Sri Bebassari, a waste management expert and chairwoman of the Indonesian Solid Waste Association (InSWA), points out that while recycling is done citywide on a daily basis, most people tend to overlook it because it is carried out by trash pickers.

These scavengers go from neighborhood to neighborhood, collecting litter and scouring trash cans and dumps for anything that can be recycled.

“Their job should be formalized because scavengers have an important duty, yet their role isn’t acknowledged,” Sri says.

“They pick up the trash every day, but there’s no health insurance for them. The Ministry of Manpower and Transmigration and Ministry of Trade should have addressed the issue of formalizing scavenging a long time ago.”

But even with the practice officially recognized, Sri says scavenging alone will not be sufficient to recycle all the trash in the city.

“Scavengers only look for certain kinds of trash: plastics, cardboard, metals,” she says.

“But there are still a lot of other types of trash that they won’t bother going for, which is where an integrated system for waste management would come in, whereby manufacturers would pay scavengers to pick up trash from products that they make.”

The idea, Sri says, is to hold manufacturers responsible for recycling the waste that they produce, such as packaging.

“If you can sell [the products], then you can buy [the waste] by-products,” she says.

Environmentalists estimate that 60 percent of the 6,000 tons of garbage collected in Jakarta each day can be recycled instead of being dumped in landfills. As much as 40 percent of the recyclable waste is paper waste, while the rest is mostly plastic.

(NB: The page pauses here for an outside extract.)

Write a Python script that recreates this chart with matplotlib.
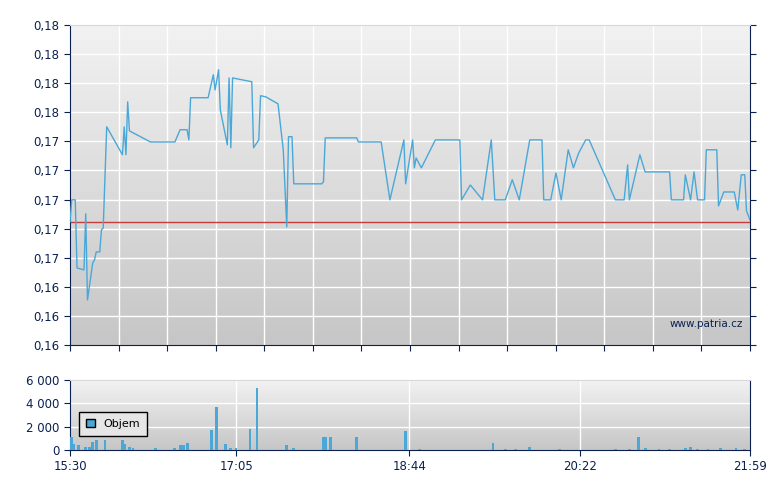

Salam says his own facility can process up to 500 kilograms of waste paper a day, which it blends with banana tree fibers to make recycled paper. “If you can recycle a ton of paper, then you can save seven large trees from being chopped down,” he says.

“Recycling is the best, cheapest and most environmentally friendly solution for waste management. You can’t eliminate waste, you can just reduce how much of it you produce. If you burn it, then that’s causing more environmental problems. So it’s best to cut back on the amount you throw out.”

To make recycling more of a habit for city residents, Salam says it should be introduced at the neighborhood and community levels. “The city should empower local units like these because it’s not difficult to manage waste,” he says.